KDB entry on NMI

Marcel Moolenaar marcel at xcllnt.net
Sat Jul 19 17:58:35 UTC 2014

On Jul 18, 2014, at 9:07 AM, Konstantin Belousov <kostikbel at gmail.com> wrote:

> It was mentioned somewhere recently, that typical BIOS today configures
> NMI delivery on the hardware events as broadcast.  When I developerd
> the dmar(4) busdma backend, I indeed met the problem, and wrote a
> prototype which avoided startup of ddb on all cores.  Instead, the patch
> implements custom spinlock, which allows only one core to win, other
> cores ignore the NMI, by spinning on lock.
> The issue which I see on at least two different machines with different
> Intel chipsets, is that NMI is somehow sticky, i.e. it is re-delivered
> after the handler executes iret.  I am not sure what the problem is,
> whether it is due to hardware needing some ACK, or a bug in code.
> Anyway, even on two-cores machine, having both cores simultaneously
> enter NMI makes the use of ddb impossible, so I believe the patch is
> improvement.  I make measures to ensure that reboot from ddb prompt
> works.
> Thought ?

One may call kdb_enter on different CPUs at the same time and it's
also possible to call panic on multiple CPUs at the same time (but
we serialize panic() right now).

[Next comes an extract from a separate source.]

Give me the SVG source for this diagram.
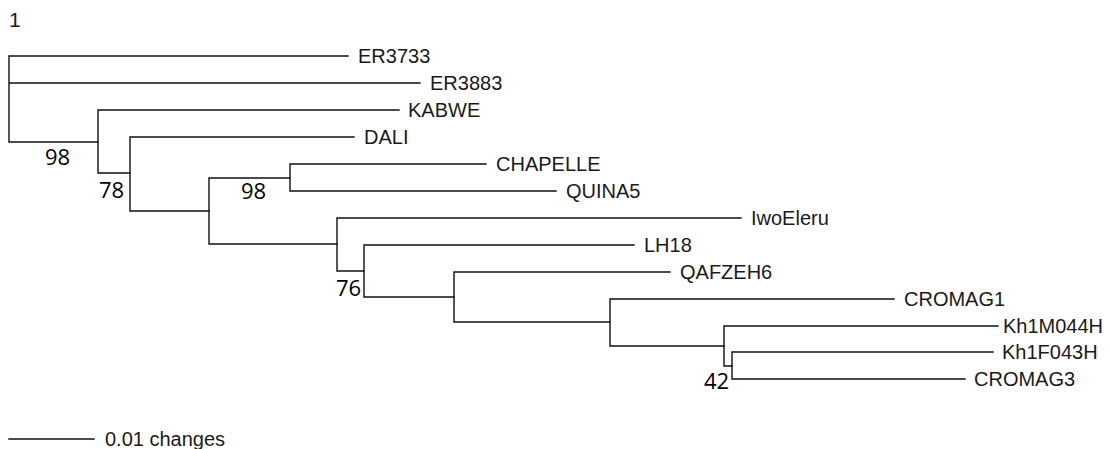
<svg xmlns="http://www.w3.org/2000/svg" width="1110" height="449" viewBox="0 0 1110 449">
<style>
.br{fill:none;stroke:#111;stroke-width:1.4;stroke-linecap:square}
.lab{font-family:"Liberation Sans",Arial,sans-serif;font-size:20px;fill:#1a1a1a}
.bs{font-family:"Open Sans","Noto Sans",sans-serif;font-size:22px;fill:#000}
</style>
<rect width="1110" height="449" fill="#fff"/>
<text x="9" y="27" class="lab" style="font-size:21px">1</text>
<g id="connectors">
<path class="br" d="M9,56V142M9,56H348M9,83H420M9,142H98"/>
<path class="br" d="M98,110V173M98,110H399M98,173H130"/>
<path class="br" d="M130,137V211M130,137H354M130,211H209"/>
<path class="br" d="M209,178V244M209,178H290M209,244H337"/>
<path class="br" d="M290,164V191M290,164H486M290,191H556"/>
<path class="br" d="M337,218V271M337,218H741M337,271H364"/>
<path class="br" d="M364,245V297M364,245H634M364,297H454"/>
<path class="br" d="M454,272V322M454,272H670M454,322H610"/>
<path class="br" d="M610,299V346M610,299H894M610,346H724"/>
<path class="br" d="M724,326V366M724,326H998M724,366H732"/>
<path class="br" d="M732,352V379M732,352H993M732,379H965"/>
</g>
<g id="ER3733"><text x="358" y="63" class="lab">ER3733</text></g>
<g id="ER3883"><text x="430" y="90" class="lab">ER3883</text></g>
<g id="KABWE"><text x="408" y="117" class="lab">KABWE</text></g>
<g id="DALI"><text x="364" y="144" class="lab">DALI</text></g>
<g id="CHAPELLE"><text x="496" y="171" class="lab">CHAPELLE</text></g>
<g id="QUINA5"><text x="566" y="198" class="lab">QUINA5</text></g>
<g id="IwoEleru"><text x="751" y="225" class="lab">IwoEleru</text></g>
<g id="LH18"><text x="644" y="252" class="lab">LH18</text></g>
<g id="QAFZEH6"><text x="680" y="279" class="lab">QAFZEH6</text></g>
<g id="CROMAG1"><text x="904" y="306" class="lab">CROMAG1</text></g>
<g id="Kh1M044H"><text x="1003" y="333" class="lab">Kh1M044H</text></g>
<g id="Kh1F043H"><text x="1002" y="359" class="lab">Kh1F043H</text></g>
<g id="CROMAG3"><text x="974" y="386" class="lab">CROMAG3</text></g>
<g id="support">
<text x="45" y="165" class="bs">98</text>
<text x="99" y="198" class="bs">78</text>
<text x="241" y="199" class="bs">98</text>
<text x="336" y="296" class="bs">76</text>
<text x="704" y="389" class="bs">42</text>
</g>
<g id="scalebar">
<path class="br" d="M9,439H94"/>
<text x="105" y="446" class="lab">0.01 changes</text>
</g>
</svg>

What if we let kdb_enter at al deal
with concurrency, instead of doing it specifically for NMIs?

Also: we may want to do something else than going to the debugger
when we see an NMI. More complexity in the NMI handler and specific
to entering the debugger seems to move us away from doing other
things more easily.

Aside: I've always wanted to have the ability to have the kernel
debugger switch to a different CPU so that you can create DDB
commands that dump hardware resources like TLBs, etc. To support
this, you want the KDB layer to have good CPU handling, which
possibly makes it also a good place to handle concurrent entry
into the debugger from different CPUs.